EU bosses have been forced to step in to deny that savings accounts in Spain, Italy and other European countries could be raided if needed to preserve Europe’s single currency.
It came after the Dutch chairman of the Euro group claimed that the so-called ‘Cyprus solution’ could be used elsewhere to prop up failing banks.
While he later insisted that he had been misunderstood, Jeroen Dijsselbloem told the Financial Times that the involvement of shareholders, creditors and large customers in the Cyprus bailout deal could become a model for the future.
The policy had naturally alarmed hundreds of thousands of British expats living in Spain and elsewhere in Europe, who have transferred their savings to European banks.
Dijsselbloem said: “If there is a risk in a bank, our first question should be ‘Okay, what are you in the bank going to do about that?

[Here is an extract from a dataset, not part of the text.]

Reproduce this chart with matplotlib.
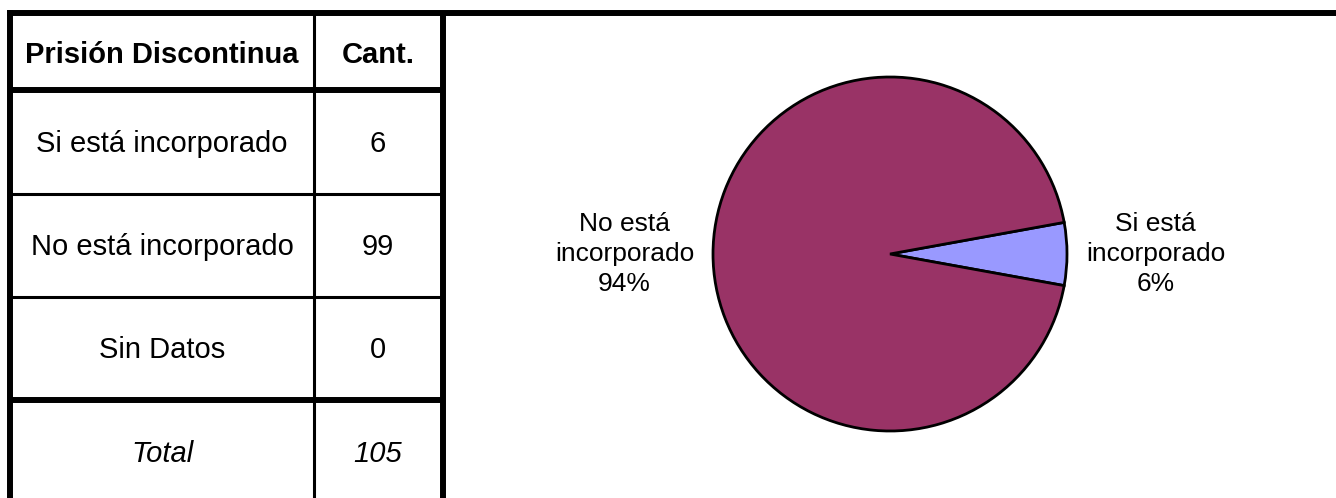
import matplotlib.pyplot as plt

plt.rcParams['font.family'] = ['Liberation Sans', 'DejaVu Sans']

header = ['Prisión Discontinua', 'Cant.']
categorias = ['Si está incorporado', 'No está incorporado', 'Sin Datos']
cantidades = [6, 99, 0]
total_label = 'Total'
total = sum(cantidades)
pie_labels = ['Si está\nincorporado', 'No está\nincorporado', 'Sin Datos']
colores = ['#9999FF', '#993366', '#FFFFCC']

W, H = 1336, 498
fig = plt.figure(figsize=(W / 100, H / 100), dpi=100)

# table drawn in pixel coords
tab = fig.add_axes([0, 0, 1, 1])
tab.set_xlim(0, W)
tab.set_ylim(H, 0)
tab.axis('off')

thick = 4.3
thin = 2.2
tab.plot([7, W], [13, 13], color='black', lw=thick, solid_capstyle='butt')
tab.plot([10, 10], [10, H], color='black', lw=thick, solid_capstyle='butt')
tab.plot([442.5, 442.5], [13, H], color='black', lw=thick, solid_capstyle='butt')
tab.plot([314, 314], [13, H], color='black', lw=thin, solid_capstyle='butt')
tab.plot([10, 442.5], [90, 90], color='black', lw=thick, solid_capstyle='butt')
tab.plot([10, 442.5], [194, 194], color='black', lw=thin, solid_capstyle='butt')
tab.plot([10, 442.5], [297, 297], color='black', lw=thin, solid_capstyle='butt')
tab.plot([10, 442.5], [400, 400], color='black', lw=thick, solid_capstyle='butt')

col_x = [162, 378]
fs = 21
tab.text(col_x[0], 63, header[0], ha='center', va='baseline', fontsize=fs, fontweight='bold')
tab.text(col_x[1], 63, header[1], ha='center', va='baseline', fontsize=fs, fontweight='bold')
row_base = [152, 255, 358]
for yb, cat, n in zip(row_base, categorias, cantidades):
    tab.text(col_x[0], yb, cat, ha='center', va='baseline', fontsize=fs)
    tab.text(col_x[1], yb, str(n), ha='center', va='baseline', fontsize=fs)
tab.text(col_x[0], 462, total_label, ha='center', va='baseline', fontsize=fs, style='italic')
tab.text(col_x[1], 462, str(total), ha='center', va='baseline', fontsize=fs, style='italic')

# pie
cx, cy, r = 890, 254, 177
ax = fig.add_axes([(cx - r) / W, (H - cy - r) / H, 2 * r / W, 2 * r / H])
vals = [v for v in cantidades if v > 0]
labs = [f'{l}\n{round(100 * v / total)}%' for l, v in zip(pie_labels, cantidades) if v > 0]
cols = [c for c, v in zip(colores, cantidades) if v > 0]
start = -180 * vals[0] / total
wedges, texts = ax.pie(vals, labels=labs, colors=cols, startangle=start,
                       labeldistance=1.5, radius=1,
                       wedgeprops=dict(edgecolor='black', linewidth=2),
                       textprops=dict(fontsize=19, linespacing=1.3))
for t in texts:
    t.set_ha('center')
    t.set_va('center')
    t.set_clip_on(False)
ax.set_xlim(-1, 1)
ax.set_ylim(-1, 1)
ax.set_aspect('equal')

fig.savefig('out.png', dpi=100)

What can you do to recapitalise yourself?
“If the bank can’t do it, then we’ll talk to the shareholders and the bondholders, we’ll ask them to contribute in recapitalising the bank, and if necessary the uninsured deposit holders.”
However, the Dutch finance minister tried to row back from his comments by insisting that ‘Cyprus is a specific case’.
His comments were also described as ‘wrong,’ by European Central Bank executive board member Benoit Coeure.
The European Commission likewise rushed to assure Europeans that the involvement of large depositors and creditors in the bailout of Cypriot banks was in no way a model for the future.
“The Cyprus case is unique for several reasons,” said Michel Barnier.